Quel observateur n’a pas été frappé de l’extrême faveur dont le protestantisme jouit parmi le clergé russe, quoique, si l’on s’en tenait aux dogmes écrits, il dût être haï sur la Neva comme sur le Tibre ? C’est que toutes les sociétés séparées se réunissent dans la haine de l’unité qui les écrase. Chacune d’elles a donc écrit sur ses drapeaux :

Tout ennemi de Rome est mon ami.

Pierre Ier ayant fait imprimer pour ses sujets, au commencement du siècle dernier, un catéchisme contenant tous les dogmes qu’il approuvait, cette pièce fut traduite en anglais[1] en l’année 1725, avec une préface qui mérite d’être citée.

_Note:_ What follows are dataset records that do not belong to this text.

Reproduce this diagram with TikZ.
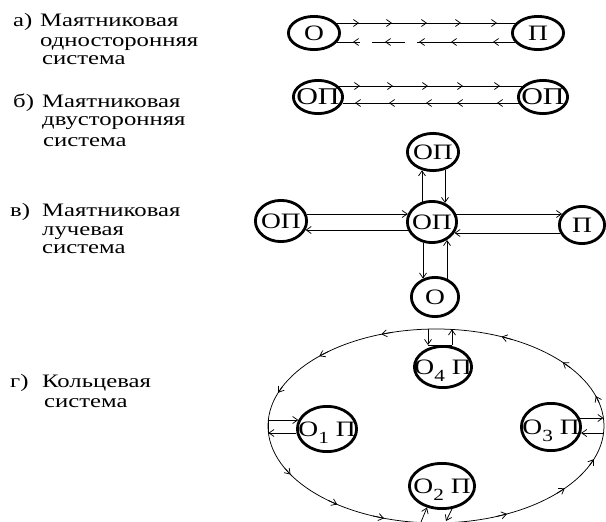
\documentclass[tikz,border=0pt]{standalone}
\usepackage{fontspec}
\setmainfont{Liberation Serif}
\usetikzlibrary{arrows.meta,decorations.markings,calc,shapes.geometric}
\newcommand\hs[1]{\scalebox{1.3}[1]{#1}}
\newcommand\nt[1]{\makebox[0pt]{\raisebox{-0.33em}[0pt][0pt]{\scalebox{1.25}[1]{#1}}}}
\newcommand\sbx[1]{\raisebox{-0.32em}{\fontsize{17}{17}\selectfont #1}}
\tikzset{
 nd/.style={draw, ellipse, line width=2.8pt, inner sep=0pt, font=\fontsize{22}{22}\selectfont},
 ln/.style={line width=0.75pt},
 tip/.style={-{Straight Barb[length=5pt,width=7pt]}},
 marr/.style={postaction={decorate,decoration={markings,mark=at position #1 with {\arrow{Straight Barb[length=5pt,width=7pt]}}}}},
 lab/.style={anchor=base west, inner sep=0pt, font=\fontsize{19}{19}\selectfont},
}
\begin{document}
\begin{tikzpicture}[x=1pt,y=-1pt]
\useasboundingbox (0,0) rectangle (606,522);
\clip (0,0) rectangle (606,522);

% ---------- labels ----------
\node[lab] (la0) at (13,27) {\hs{а)}};
\node[lab] (la1) at (40,27) {\hs{Маятниковая}};
\node[lab] (la2) at (40,46) {\hs{односторонняя}};
\node[lab] (la3) at (42,64) {\hs{система}};

\node[lab] (lb0) at (13,107) {\hs{б)}};
\node[lab] (lb1) at (42,107) {\hs{Маятниковая}};
\node[lab] (lb2) at (42,125) {\hs{двусторонняя}};
\node[lab] (lb3) at (43,146) {\hs{система}};

\node[lab] (lc0) at (10,216) {\hs{в)}};
\node[lab] (lc1) at (42,216) {\hs{Маятниковая}};
\node[lab] (lc2) at (42,235) {\hs{лучевая}};
\node[lab] (lc3) at (42,253) {\hs{система}};

\node[lab] (ld0) at (10,387) {\hs{г)}};
\node[lab] (ld1) at (42,387) {\hs{Кольцевая}};
\node[lab] (ld2) at (44,407) {\hs{система}};

% ---------- row a ----------
\node[nd, minimum width=51.2pt, minimum height=33.2pt] (A1) at (314,33) {\nt{О}};
\node[nd, minimum width=51.2pt, minimum height=33.2pt] (A2) at (538,33) {\nt{П}};
\draw[ln, marr=22.6pt, marr=55.6pt, marr=90.6pt, marr=124.6pt, marr=160.6pt]
  ($(A1.center)+(22.4,-10)$) -- ($(A2.center)+(-22.4,-10)$);
\draw[ln, dash pattern=on 97.6pt off 12pt on 33pt off 12pt on 40pt,
  marr=21.6pt, marr=63.6pt, marr=95.6pt, marr=129.6pt, marr=161.6pt]
  ($(A2.center)+(-23.4,9)$) -- ($(A1.center)+(23.4,9)$);

% ---------- row b ----------
\node[nd, font=\fontsize{24}{24}\selectfont, minimum width=49.2pt, minimum height=33.2pt] (B1) at (318,97) {\nt{ОП}};
\node[nd, font=\fontsize{24}{24}\selectfont, minimum width=49.2pt, minimum height=33.2pt] (B2) at (543,97) {\nt{ОП}};
\draw[ln, marr=21.4pt, marr=54.4pt, marr=89.4pt, marr=124.4pt, marr=161.4pt]
  ($(B1.center)+(20.6,-11)$) -- ($(B2.center)+(-20.6,-11)$);
\draw[ln, marr=21.5pt, marr=61.5pt, marr=92.5pt, marr=129.5pt, marr=163.5pt]
  ($(B2.center)+(-24.5,6)$) -- ($(B1.center)+(24.5,6)$);

% ---------- row c ----------
\node[nd, minimum width=49.2pt, minimum height=41.2pt] (C0) at (432,222) {\nt{ОП}};
\node[nd, minimum width=51.2pt, minimum height=37.2pt] (CT) at (433,152) {\nt{ОП}};
\node[nd, minimum width=51.2pt, minimum height=41.2pt] (CL) at (281,221) {\nt{ОП}};
\node[nd, minimum width=45.2pt, minimum height=37.2pt] (CR) at (582,225) {\nt{П}};
\node[nd, minimum width=47.2pt, minimum height=39.2pt] (CB) at (435,297) {\nt{О}};

\draw[ln,tip] ($(CL.center)+(25.6,-7)$) -- ($(C0.center)+(-24.2,-8)$);
\draw[ln,tip] ($(C0.center)+(-24.2,8)$) -- ($(CL.center)+(24.6,9)$);
\draw[ln,tip] ($(C0.center)+(24.2,-8)$) -- ($(CR.center)+(-20.0,-11)$);
\draw[ln,tip] ($(CR.center)+(-22,8)$) -- ($(C0.center)+(22.5,11)$);
\draw[ln,tip] ($(C0.center)+(-10,-20.3)$) -- ($(CT.center)+(-11,18.3)$);
\draw[ln,tip] ($(CT.center)+(12,17.9)$) -- ($(C0.center)+(13,-19.0)$);
\draw[ln,tip] ($(C0.center)+(-9,20.6)$) -- ($(CB.center)+(-12,-18.4)$);
\draw[ln,tip] ($(CB.center)+(12,-18.4)$) -- ($(C0.center)+(15,18.0)$);

% ---------- row d ----------
\node[draw, ellipse, ln, inner sep=0pt, minimum width=336pt, minimum height=194pt] (R) at (436,426) {};
\node[nd, minimum width=57.2pt, minimum height=41.2pt] (D4) at (443,367) {\nt{О\sbx{4} П}};
\node[nd, minimum width=59.2pt, minimum height=45.2pt] (D1) at (327,429) {\nt{О\sbx{1} П}};
\node[nd, minimum width=59.2pt, minimum height=47.2pt] (D3) at (551,427) {\nt{О\sbx{3} П}};
\node[nd, minimum width=65.2pt, minimum height=45.2pt] (D2) at (442,486) {\nt{О\sbx{2} П}};

% ring arrows (counter-clockwise)
\foreach \a in {18,41,67,109,134,160,210,234,252,295,320,340}
  \draw[ln,tip] ($(R.center)+({168*cos(\a-4)},{-97*sin(\a-4)})$) -- ($(R.center)+({168*cos(\a)},{-97*sin(\a)})$);

% D4 links
\draw[ln,tip] ($(R.center)+(-8,-96.9)$) -- ($(D4.center)+(-15,-22)$);
\draw[ln,tip] ($(D4.center)+(9,-22)$) -- ($(R.center)+(16,-96.6)$);
\draw[ln] ($(D4.center)+(-15,-22)$) -- ($(D4.center)+(9,-22)$);
% D1 links
\draw[ln,tip] ($(R.center)+(-167.7,-6)$) -- ($(D1.center)+(-28.7,-9)$);
\draw[ln,tip] ($(D1.center)+(-30.6,4)$) -- ($(R.center)+(-167.6,7)$);
\draw[ln] ($(R.center)+(-168,-8)$) -- ($(R.center)+(-168,8)$);
% D3 links
\draw[ln,tip] ($(D3.center)+(28.9,-9)$) -- ($(R.center)+(167.4,-8)$);
\draw[ln,tip] ($(R.center)+(167.6,7)$) -- ($(D3.center)+(30.1,6)$);
% D2 links
\draw[ln,tip] ($(R.center)+(-15,96.0)$) -- ($(D2.center)+(-15,21.5)$);
\draw[ln,tip] ($(D2.center)+(10,22.9)$) -- ($(R.center)+(10,95)$);
\end{tikzpicture}
\end{document}
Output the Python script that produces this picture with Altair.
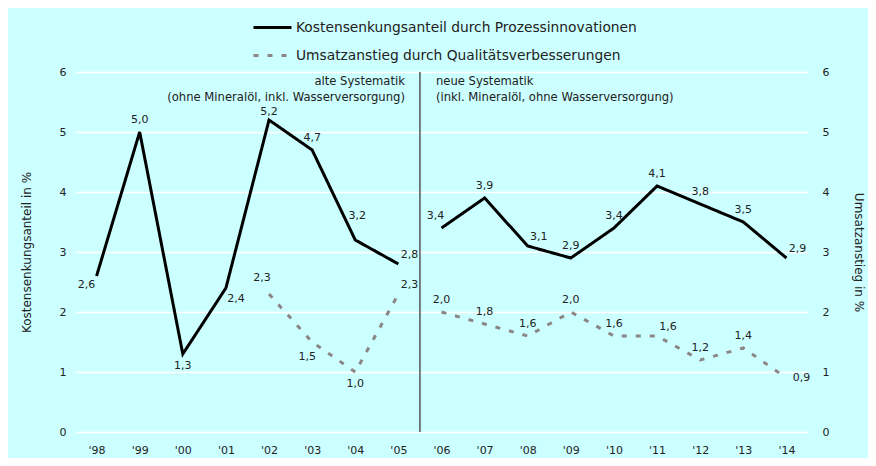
import altair as alt
import pandas as pd

# ---- data ----
years = list(range(1998, 2015))
kosten = [2.6, 5.0, 1.3, 2.4, 5.2, 4.7, 3.2, 2.8, 3.4, 3.9, 3.1, 2.9, 3.4, 4.1, 3.8, 3.5, 2.9]
umsatz = [None, None, None, None, 2.3, 1.5, 1.0, 2.3, 2.0, 1.8, 1.6, 2.0, 1.6, 1.6, 1.2, 1.4, 0.9]
series_names = ["Kostensenkungsanteil durch Prozessinnovationen",
                "Umsatzanstieg durch Qualitätsverbesserungen"]
y_ticks = [0, 1, 2, 3, 4, 5, 6]
break_year = 2005.5
note_old = "alte Systematik\n(ohne Mineralöl, inkl. Wasserversorgung)"
note_new = "neue Systematik\n(inkl. Mineralöl, ohne Wasserversorgung)"

# label placement (where the value label sits relative to its point)
k_place = {1998: "belowleft", 2000: "below", 2001: "belowright", 2002: "aboveclose",
           2004: "abovefar", 2005: "aboveright", 2006: "aboveleft", 2008: "aboveright",
           2014: "aboveright"}
u_place = {2002: "aboveleftfar", 2003: "belowleft2", 2004: "below", 2005: "aboveright",
           2011: "aboveright", 2014: "right"}
offsets = {
    "above": (0, -12), "aboveclose": (0, -8), "abovefar": (2, -24),
    "below": (0, 12), "belowleft": (-10, 9), "belowleft2": (-5, 15),
    "belowright": (10, 11), "aboveleft": (-6, -12), "aboveleftfar": (-7, -16),
    "aboveright": (11, -9), "right": (15, 0),
}

rows = []
for yr, k, u in zip(years, kosten, umsatz):
    seg = "alt" if yr < break_year else "neu"
    rows.append(dict(year=yr, value=k, series=series_names[0], seg=seg,
                     pos=k_place.get(yr, "above")))
    if u is not None:
        rows.append(dict(year=yr, value=u, series=series_names[1], seg=seg,
                         pos=u_place.get(yr, "above")))
df = pd.DataFrame(rows)
df["label"] = df["value"].map(lambda v: f"{v:.1f}".replace(".", ","))

FONT = "DejaVu Sans"
TXT = "#222222"

x_enc = alt.X("year:Q",
              scale=alt.Scale(domain=[1997.5, 2014.5], nice=False, zero=False),
              axis=alt.Axis(values=years, format="d",
                            labelExpr="\"'\" + slice(datum.label, 2)",
                            title=None, grid=False, domain=False, ticks=False,
                            labelPadding=12, labelFontSize=11, labelFont=FONT,
                            labelColor=TXT))
y_scale = alt.Scale(domain=[0, 6], nice=False, zero=True)

legend_kw = dict(title=None, orient="none", legendX=177, legendY=-65,
                 direction="vertical", symbolType="stroke",
                 symbolSize=1444, symbolStrokeWidth=3,
                 labelFont=FONT, labelFontSize=13.8, labelColor=TXT,
                 labelOffset=3, rowPadding=-4, labelLimit=600)

lines = alt.Chart(df).mark_line(strokeWidth=3, strokeJoin="miter").encode(
    x=x_enc,
    y=alt.Y("value:Q", scale=y_scale,
            axis=alt.Axis(values=y_ticks, format="d", title="Kostensenkungsanteil in %",
                          grid=True, gridColor="white", gridWidth=1.5,
                          domain=False, ticks=False, labelPadding=9,
                          labelFontSize=11, labelFont=FONT, labelColor=TXT,
                          titleFont=FONT, titleFontSize=12, titleFontWeight="normal",
                          titleColor=TXT, titlePadding=26)),
    color=alt.Color("series:N",
                    scale=alt.Scale(domain=series_names, range=["#000000", "#8c8585"]),
                    legend=alt.Legend(**legend_kw)),
    strokeDash=alt.StrokeDash("series:N",
                              scale=alt.Scale(domain=series_names, range=[[1, 0], [5, 9]]),
                              legend=alt.Legend(**legend_kw)),
    detail="seg:N",
)

label_layers = []
for key, (dx, dy) in offsets.items():
    label_layers.append(
        alt.Chart(df).transform_filter(alt.datum.pos == key)
        .mark_text(dx=dx, dy=dy, font=FONT, fontSize=11, color=TXT, baseline="middle")
        .encode(x="year:Q", y=alt.Y("value:Q", scale=y_scale), text="label:N")
    )

div_df = pd.DataFrame({"year": [break_year], "value": [6]})
divider = alt.Chart(div_df).mark_rule(color="#555555", strokeWidth=1.5).encode(x="year:Q")
note_l = alt.Chart(div_df).mark_text(align="right", baseline="top", dx=-15, dy=4,
                                     lineBreak="\n", lineHeight=16, font=FONT,
                                     fontSize=11.6, color=TXT).encode(
    x="year:Q", y=alt.Y("value:Q", scale=y_scale), text=alt.value(note_old))
note_r = alt.Chart(div_df).mark_text(align="left", baseline="top", dx=16, dy=4,
                                     lineBreak="\n", lineHeight=16, font=FONT,
                                     fontSize=11.6, color=TXT).encode(
    x="year:Q", y=alt.Y("value:Q", scale=y_scale), text=alt.value(note_new))

left = alt.layer(divider, lines, *label_layers, note_l, note_r)

right_axis = alt.Chart(df).mark_line(opacity=0).encode(
    x="year:Q",
    y=alt.Y("value:Q", scale=y_scale,
            axis=alt.Axis(orient="right", values=y_ticks, format="d",
                          title="Umsatzanstieg in %", grid=False, domain=False,
                          ticks=False, labelPadding=14, labelFontSize=11, labelFont=FONT,
                          labelColor=TXT, titleFont=FONT, titleFontSize=12,
                          titleFontWeight="normal", titleColor=TXT, titlePadding=23)),
    detail="seg:N",
)

chart = alt.layer(left, right_axis).resolve_scale(y="independent").properties(
    width=733, height=360,
    autosize=alt.AutoSizeParams(type="none"),
    padding={"left": 67, "top": 64, "right": 60, "bottom": 26},
    background="#ccffff",
).configure_view(stroke=None)

chart.save("out.html", embed_options={"renderer": "svg", "actions": False})
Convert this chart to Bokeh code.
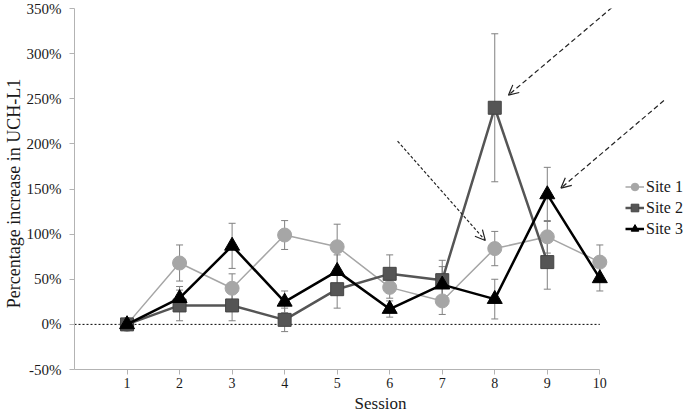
from bokeh.plotting import figure
from bokeh.models import (Range1d, FixedTicker, PrintfTickFormatter, Whisker, ColumnDataSource,
                          Legend, LegendItem, Arrow, OpenHead, TeeHead)
from bokeh.embed import file_html
from bokeh.resources import INLINE

# ---- data ----
sessions = [1, 2, 3, 4, 5, 6, 7, 8, 9, 10]
site1 = [0, 68, 40, 99, 86, 41, 26, 84, 97, 69]
site1_err = [0, 20, 16, 16, 25, 12, 15, 19, 18, 19]
site2_sessions = [1, 2, 3, 4, 5, 6, 7, 8, 9]
site2 = [0, 21, 21, 5, 39, 56, 49, 240, 69]
site2_err = [0, 17, 17, 13, 21, 21, 22, 82, 30]
site3 = [0, 29, 87, 25, 59, 17, 44, 28, 144, 51]
site3_err = [0, 13, 25, 12, 18, 9, 20, 22, 30, 14]
y_ticks = [-50, 0, 50, 100, 150, 200, 250, 300, 350]
x_ticks = sessions
baseline_x = [0, 10]
baseline_y = [0, 0]
# annotation arrows (data units): start -> end
arrow_x_start = [6.15, 10.23, 11.22]
arrow_y_start = [203, 351, 248]
arrow_x_end = [7.82, 8.26, 9.26]
arrow_y_end = [93, 254, 151]
arrow_dash = ["3 2", "5 3", "5 3"]

FONT = "Liberation Serif"

p = figure(width=686, height=415, output_backend="svg", toolbar_location=None,
           x_range=Range1d(0, 11.65), y_range=Range1d(-50, 350),
           min_border_left=73, min_border_right=0, min_border_top=8, min_border_bottom=46)
p.outline_line_color = None
p.xgrid.visible = False
p.ygrid.visible = False

axis_color = "#b3b3b3"
for ax in (p.xaxis[0], p.yaxis[0]):
    ax.axis_line_color = axis_color
    ax.major_tick_line_color = axis_color
    ax.minor_tick_line_color = None
    ax.major_tick_in = 0
    ax.major_tick_out = 5
    ax.major_label_text_font = FONT
    ax.major_label_text_color = "#1a1a1a"
    ax.axis_label_text_font = FONT
    ax.axis_label_text_font_style = "normal"
    ax.axis_label_text_color = "#1a1a1a"

p.xaxis.ticker = FixedTicker(ticks=x_ticks)
p.xaxis.bounds = (0, 10)
p.xaxis.axis_label = "Session"
p.xaxis.major_label_text_font_size = "14px"
p.xaxis.axis_label_text_font_size = "17px"
p.xaxis.major_label_standoff = 3
p.xaxis.axis_label_standoff = 3

p.yaxis.ticker = FixedTicker(ticks=y_ticks)
p.yaxis.formatter = PrintfTickFormatter(format="%d%%")
p.yaxis.major_label_text_font_size = "15px"
p.yaxis.axis_label = "Percentage  increase  in UCH-L1"
p.yaxis.axis_label_text_font_size = "18px"
p.yaxis.major_label_standoff = 8
p.yaxis.axis_label_standoff = 0

# zero reference line
p.line(baseline_x, baseline_y, line_color="#000000", line_width=1, line_dash="2 2")

def add_err(xs, ys, errs):
    src = ColumnDataSource(dict(x=xs, lower=[y - e for y, e in zip(ys, errs)],
                                upper=[y + e for y, e in zip(ys, errs)]))
    w = Whisker(source=src, base="x", lower="lower", upper="upper", dimension="height",
                line_color="#808080", line_width=1,
                upper_head=TeeHead(size=7, line_color="#808080", line_width=1),
                lower_head=TeeHead(size=7, line_color="#808080", line_width=1),
                level="underlay")
    p.add_layout(w)

add_err(sessions, site1, site1_err)
add_err(site2_sessions, site2, site2_err)
add_err(sessions, site3, site3_err)

c1, c2, c3 = "#a6a6a6", "#555555", "#000000"
l1 = p.line(sessions, site1, line_color=c1, line_width=1.5)
m1 = p.scatter(sessions, site1, marker="circle", size=14, fill_color=c1, line_color=c1)
l2 = p.line(site2_sessions, site2, line_color=c2, line_width=2.5)
m2 = p.scatter(site2_sessions, site2, marker="square", size=13, fill_color=c2, line_color="#444444")
l3 = p.line(sessions, site3, line_color=c3, line_width=2.5)
m3 = p.scatter(sessions, site3, marker="triangle", size=15, fill_color=c3, line_color=c3)

for xs, ys, xe, ye, d in zip(arrow_x_start, arrow_y_start, arrow_x_end, arrow_y_end, arrow_dash):
    p.add_layout(Arrow(x_start=xs, y_start=ys, x_end=xe, y_end=ye,
                       line_color="#222222", line_width=1.2, line_dash=d,
                       end=OpenHead(size=10, line_color="#222222", line_width=1.2)))

legend = Legend(items=[LegendItem(label="Site 1", renderers=[l1, m1]),
                       LegendItem(label="Site 2", renderers=[l2, m2]),
                       LegendItem(label="Site 3", renderers=[l3, m3])],
                location=(551, 130), orientation="vertical",
                label_text_font=FONT, label_text_font_size="16px", label_text_color="#1a1a1a",
                glyph_width=19, glyph_height=21, label_height=21, label_standoff=2,
                spacing=0, padding=0, margin=0,
                border_line_color=None, background_fill_alpha=0)
p.add_layout(legend, "center")

open("out.html", "w").write(file_html(p, INLINE))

« Ce catéchisme, dit le traducteur, respire le génie du grand homme par les ordres duquel il fut composé[2]. Ce prince a vaincu deux ennemis plus terribles que les Suédois et les Tartares ; je veux dire la superstition et l’ignorance favorisées encore par l’habitude la plus obstinée et la plus insatiable… Je me flatte que cette traduction rendra plus facile le rapprochement des évêques anglais et russes ; afin que par leur réunion ils deviennent plus capables de renverser les desseins atroces et sanguinaires du clergé romain[3]… Les Russes et les réformés s’accordent sur plusieurs articles de foi, autant qu’ils diffèrent de l’Église romaine[4]… Les pre-

  1. The russiam catechism compos’d and publisch’d by the order of the czar ; to which is annexed a short account of the church-governement and ceremonies of the Moscovites. London. Meadows, 1725, in-8o by Jenkin. Thom. Philipps, pages 4 et 66.
  2. Le traducteur parle ici d’un catéchisme comme il parlerait d’un ukase que l’empereur aurait publié sur le droit ou la police. Cette opinion, qui est juste, doit être remarquée.
  3. On pourrait s’étonner qu’en 1725 on pût encore imprimer en Angleterre une extravagance de cette force. Je prendrais néanmoins l’engagement de montrer des passages encore plus merveilleux dans les ouvrages des premiers docteurs anglais de nos jours.
  4. Sur ce point le traducteur a tort et il a raison. Il a tort, si l’on s’en tient aux professions de foi écrites, qui sont les mêmes à peu de chose près pour les Églises latine et russe, et diffèrent également des confessions protestantes ; mais si l’on en vient à la pratique et à la croyance intérieure, le traducteur a raison. Chaque jour la foi dite grecque s’éloigne de Rome et s’approche de Wittemberg.